SET TASK -
Lines with "Rebuild this chart" and "-4.95, -4.71, -4.26, -4.08, -3.98, -3.90, -3.84]" mark the range, both included. Reproduce exactly that stretch, without pictures.

DATA SHOWN -
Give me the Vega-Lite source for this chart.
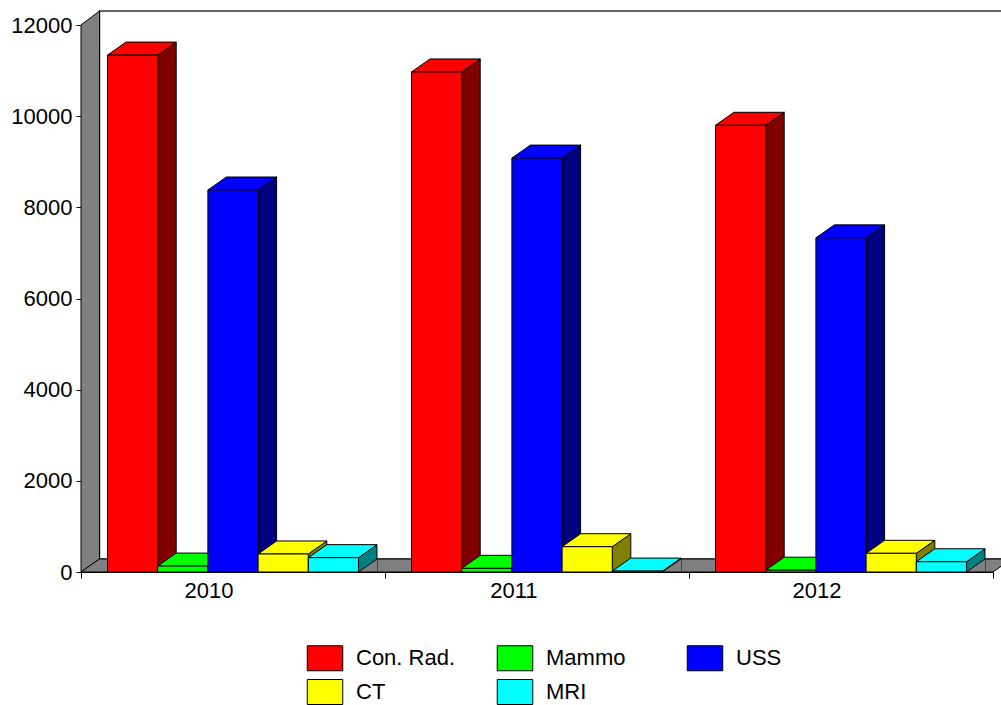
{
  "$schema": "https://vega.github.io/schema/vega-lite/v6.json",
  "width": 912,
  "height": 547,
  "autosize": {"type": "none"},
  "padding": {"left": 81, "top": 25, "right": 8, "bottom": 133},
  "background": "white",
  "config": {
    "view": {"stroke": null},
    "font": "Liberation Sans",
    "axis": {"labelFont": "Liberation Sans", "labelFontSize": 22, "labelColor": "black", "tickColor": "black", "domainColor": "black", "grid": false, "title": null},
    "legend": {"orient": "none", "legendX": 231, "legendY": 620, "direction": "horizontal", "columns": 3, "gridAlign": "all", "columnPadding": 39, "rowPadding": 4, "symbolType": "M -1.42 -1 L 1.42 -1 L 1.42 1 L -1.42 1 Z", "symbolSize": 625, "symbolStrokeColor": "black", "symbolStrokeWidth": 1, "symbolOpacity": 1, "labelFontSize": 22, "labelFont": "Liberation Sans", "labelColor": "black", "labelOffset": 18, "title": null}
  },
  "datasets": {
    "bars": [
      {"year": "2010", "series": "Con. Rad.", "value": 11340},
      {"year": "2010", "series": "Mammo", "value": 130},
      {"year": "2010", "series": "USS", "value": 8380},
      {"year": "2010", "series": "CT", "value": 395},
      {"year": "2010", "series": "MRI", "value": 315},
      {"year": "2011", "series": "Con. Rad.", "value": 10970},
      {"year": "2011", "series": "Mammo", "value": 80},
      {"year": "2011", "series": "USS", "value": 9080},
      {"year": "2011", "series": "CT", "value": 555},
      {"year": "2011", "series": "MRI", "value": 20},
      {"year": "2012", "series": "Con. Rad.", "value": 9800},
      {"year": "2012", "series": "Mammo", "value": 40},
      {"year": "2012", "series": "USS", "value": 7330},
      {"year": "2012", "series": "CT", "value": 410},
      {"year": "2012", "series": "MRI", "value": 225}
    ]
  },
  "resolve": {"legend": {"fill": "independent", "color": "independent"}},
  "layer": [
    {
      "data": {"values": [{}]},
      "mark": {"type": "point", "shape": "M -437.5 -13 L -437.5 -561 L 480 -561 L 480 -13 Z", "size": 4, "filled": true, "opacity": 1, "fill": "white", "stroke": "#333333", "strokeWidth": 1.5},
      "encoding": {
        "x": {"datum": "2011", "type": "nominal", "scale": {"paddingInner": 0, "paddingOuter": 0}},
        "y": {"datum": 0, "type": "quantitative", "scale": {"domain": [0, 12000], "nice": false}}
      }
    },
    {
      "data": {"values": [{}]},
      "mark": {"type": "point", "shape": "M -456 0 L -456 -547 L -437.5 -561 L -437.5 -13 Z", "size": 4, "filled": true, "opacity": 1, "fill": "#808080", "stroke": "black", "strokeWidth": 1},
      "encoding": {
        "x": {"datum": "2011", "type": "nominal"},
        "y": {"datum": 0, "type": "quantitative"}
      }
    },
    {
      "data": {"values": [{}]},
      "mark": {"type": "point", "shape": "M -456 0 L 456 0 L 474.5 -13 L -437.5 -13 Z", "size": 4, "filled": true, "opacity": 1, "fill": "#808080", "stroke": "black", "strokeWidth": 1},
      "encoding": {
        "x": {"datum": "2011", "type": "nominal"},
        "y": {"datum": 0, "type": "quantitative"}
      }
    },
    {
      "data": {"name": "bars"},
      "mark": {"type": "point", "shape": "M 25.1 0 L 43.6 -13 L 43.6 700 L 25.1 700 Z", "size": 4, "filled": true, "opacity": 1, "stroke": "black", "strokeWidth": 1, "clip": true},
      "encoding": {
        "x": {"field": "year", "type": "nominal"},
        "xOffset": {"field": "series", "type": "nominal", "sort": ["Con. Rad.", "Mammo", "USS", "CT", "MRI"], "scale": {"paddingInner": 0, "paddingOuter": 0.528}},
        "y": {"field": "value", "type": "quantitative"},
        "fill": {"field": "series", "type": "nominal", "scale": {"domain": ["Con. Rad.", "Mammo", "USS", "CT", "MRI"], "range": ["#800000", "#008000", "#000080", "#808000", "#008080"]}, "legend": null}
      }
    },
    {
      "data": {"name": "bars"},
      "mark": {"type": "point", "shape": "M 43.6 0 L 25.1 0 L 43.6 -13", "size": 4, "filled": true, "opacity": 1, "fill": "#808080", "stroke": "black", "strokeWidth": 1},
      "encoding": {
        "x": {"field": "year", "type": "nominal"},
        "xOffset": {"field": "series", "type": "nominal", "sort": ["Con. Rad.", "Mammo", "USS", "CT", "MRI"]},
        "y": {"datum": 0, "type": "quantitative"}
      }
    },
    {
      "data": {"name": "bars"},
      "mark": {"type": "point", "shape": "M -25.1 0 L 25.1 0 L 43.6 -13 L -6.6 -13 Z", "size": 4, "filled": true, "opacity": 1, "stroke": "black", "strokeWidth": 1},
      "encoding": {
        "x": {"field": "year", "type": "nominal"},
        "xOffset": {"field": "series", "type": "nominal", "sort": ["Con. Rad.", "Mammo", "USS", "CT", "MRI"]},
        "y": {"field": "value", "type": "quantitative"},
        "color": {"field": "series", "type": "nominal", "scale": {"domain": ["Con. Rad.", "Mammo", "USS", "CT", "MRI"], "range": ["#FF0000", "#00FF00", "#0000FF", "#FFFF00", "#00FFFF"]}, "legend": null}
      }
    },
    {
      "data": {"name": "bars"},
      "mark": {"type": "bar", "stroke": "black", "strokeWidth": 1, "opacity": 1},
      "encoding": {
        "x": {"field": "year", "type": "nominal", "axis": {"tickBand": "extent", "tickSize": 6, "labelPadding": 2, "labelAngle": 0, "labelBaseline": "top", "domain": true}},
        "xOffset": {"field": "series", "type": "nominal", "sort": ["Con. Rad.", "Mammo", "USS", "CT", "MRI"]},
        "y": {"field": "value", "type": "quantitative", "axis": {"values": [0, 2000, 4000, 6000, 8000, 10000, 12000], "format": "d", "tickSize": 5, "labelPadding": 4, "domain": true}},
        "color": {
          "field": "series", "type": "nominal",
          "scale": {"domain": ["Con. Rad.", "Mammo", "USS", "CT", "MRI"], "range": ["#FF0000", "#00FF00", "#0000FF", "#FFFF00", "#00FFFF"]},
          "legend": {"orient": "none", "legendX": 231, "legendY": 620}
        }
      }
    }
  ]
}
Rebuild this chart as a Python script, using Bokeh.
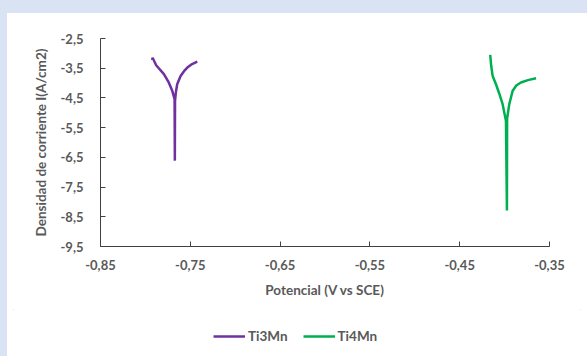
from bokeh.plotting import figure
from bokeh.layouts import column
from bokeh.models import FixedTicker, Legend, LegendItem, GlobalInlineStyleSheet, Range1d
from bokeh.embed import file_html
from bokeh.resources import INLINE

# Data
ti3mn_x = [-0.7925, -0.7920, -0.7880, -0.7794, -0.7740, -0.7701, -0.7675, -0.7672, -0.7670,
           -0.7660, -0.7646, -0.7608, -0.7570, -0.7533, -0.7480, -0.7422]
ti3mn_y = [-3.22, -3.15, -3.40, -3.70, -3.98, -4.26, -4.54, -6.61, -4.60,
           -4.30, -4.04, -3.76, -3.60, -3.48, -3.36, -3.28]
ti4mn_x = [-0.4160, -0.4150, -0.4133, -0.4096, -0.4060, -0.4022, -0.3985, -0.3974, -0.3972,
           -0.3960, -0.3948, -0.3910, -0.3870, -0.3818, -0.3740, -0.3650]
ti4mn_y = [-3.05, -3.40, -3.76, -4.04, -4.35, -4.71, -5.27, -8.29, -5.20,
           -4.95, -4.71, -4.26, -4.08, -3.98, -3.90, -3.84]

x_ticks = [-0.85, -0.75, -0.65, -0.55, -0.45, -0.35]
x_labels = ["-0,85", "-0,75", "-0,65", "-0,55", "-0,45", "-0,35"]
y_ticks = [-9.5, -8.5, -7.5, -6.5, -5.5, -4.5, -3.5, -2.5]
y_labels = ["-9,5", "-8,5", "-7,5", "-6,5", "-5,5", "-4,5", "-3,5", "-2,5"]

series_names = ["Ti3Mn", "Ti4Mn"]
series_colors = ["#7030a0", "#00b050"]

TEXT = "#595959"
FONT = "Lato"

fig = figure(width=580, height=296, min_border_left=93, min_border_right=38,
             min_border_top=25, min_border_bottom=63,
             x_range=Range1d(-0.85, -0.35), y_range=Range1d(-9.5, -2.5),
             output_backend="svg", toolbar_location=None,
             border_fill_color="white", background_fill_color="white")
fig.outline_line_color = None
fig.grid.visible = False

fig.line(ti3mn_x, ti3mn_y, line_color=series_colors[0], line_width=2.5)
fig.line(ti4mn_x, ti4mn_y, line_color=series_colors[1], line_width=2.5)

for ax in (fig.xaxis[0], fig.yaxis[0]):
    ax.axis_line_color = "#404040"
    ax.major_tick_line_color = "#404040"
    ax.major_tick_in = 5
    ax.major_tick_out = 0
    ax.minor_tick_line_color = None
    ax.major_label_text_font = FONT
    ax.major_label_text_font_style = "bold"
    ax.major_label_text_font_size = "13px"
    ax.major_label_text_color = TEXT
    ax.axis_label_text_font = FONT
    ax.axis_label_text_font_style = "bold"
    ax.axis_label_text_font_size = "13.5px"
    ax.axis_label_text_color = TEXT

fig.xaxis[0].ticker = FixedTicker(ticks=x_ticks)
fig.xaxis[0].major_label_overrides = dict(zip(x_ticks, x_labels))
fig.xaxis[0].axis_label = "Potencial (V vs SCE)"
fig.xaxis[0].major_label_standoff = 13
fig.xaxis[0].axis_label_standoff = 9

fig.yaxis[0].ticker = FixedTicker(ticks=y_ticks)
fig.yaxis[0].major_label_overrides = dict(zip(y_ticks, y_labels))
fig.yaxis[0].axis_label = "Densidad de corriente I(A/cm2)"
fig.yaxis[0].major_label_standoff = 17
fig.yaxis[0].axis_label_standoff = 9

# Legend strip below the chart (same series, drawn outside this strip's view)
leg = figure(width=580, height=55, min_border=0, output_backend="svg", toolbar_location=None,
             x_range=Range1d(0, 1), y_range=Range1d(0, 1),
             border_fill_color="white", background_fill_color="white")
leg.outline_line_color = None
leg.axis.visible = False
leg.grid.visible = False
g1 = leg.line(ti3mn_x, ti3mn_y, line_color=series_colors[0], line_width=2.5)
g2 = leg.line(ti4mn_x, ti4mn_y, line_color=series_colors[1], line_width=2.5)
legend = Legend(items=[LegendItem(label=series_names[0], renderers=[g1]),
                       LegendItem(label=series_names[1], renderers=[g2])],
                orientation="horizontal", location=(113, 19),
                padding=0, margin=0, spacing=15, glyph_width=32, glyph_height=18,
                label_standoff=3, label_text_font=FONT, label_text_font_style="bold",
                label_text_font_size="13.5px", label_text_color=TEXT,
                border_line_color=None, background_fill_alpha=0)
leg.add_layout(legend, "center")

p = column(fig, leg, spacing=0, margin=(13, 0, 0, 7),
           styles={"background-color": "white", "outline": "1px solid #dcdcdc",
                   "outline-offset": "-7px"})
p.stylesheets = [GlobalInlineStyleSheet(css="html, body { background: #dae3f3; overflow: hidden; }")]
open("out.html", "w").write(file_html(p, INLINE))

CORRECT RESPONSE -
Rebuild this chart as a Python script, using Bokeh.
from bokeh.plotting import figure
from bokeh.layouts import column
from bokeh.models import FixedTicker, Legend, LegendItem, GlobalInlineStyleSheet, Range1d
from bokeh.embed import file_html
from bokeh.resources import INLINE

# Data
ti3mn_x = [-0.7925, -0.7920, -0.7880, -0.7794, -0.7740, -0.7701, -0.7675, -0.7672, -0.7670,
           -0.7660, -0.7646, -0.7608, -0.7570, -0.7533, -0.7480, -0.7422]
ti3mn_y = [-3.22, -3.15, -3.40, -3.70, -3.98, -4.26, -4.54, -6.61, -4.60,
           -4.30, -4.04, -3.76, -3.60, -3.48, -3.36, -3.28]
ti4mn_x = [-0.4160, -0.4150, -0.4133, -0.4096, -0.4060, -0.4022, -0.3985, -0.3974, -0.3972,
           -0.3960, -0.3948, -0.3910, -0.3870, -0.3818, -0.3740, -0.3650]
ti4mn_y = [-3.05, -3.40, -3.76, -4.04, -4.35, -4.71, -5.27, -8.29, -5.20,
           -4.95, -4.71, -4.26, -4.08, -3.98, -3.90, -3.84]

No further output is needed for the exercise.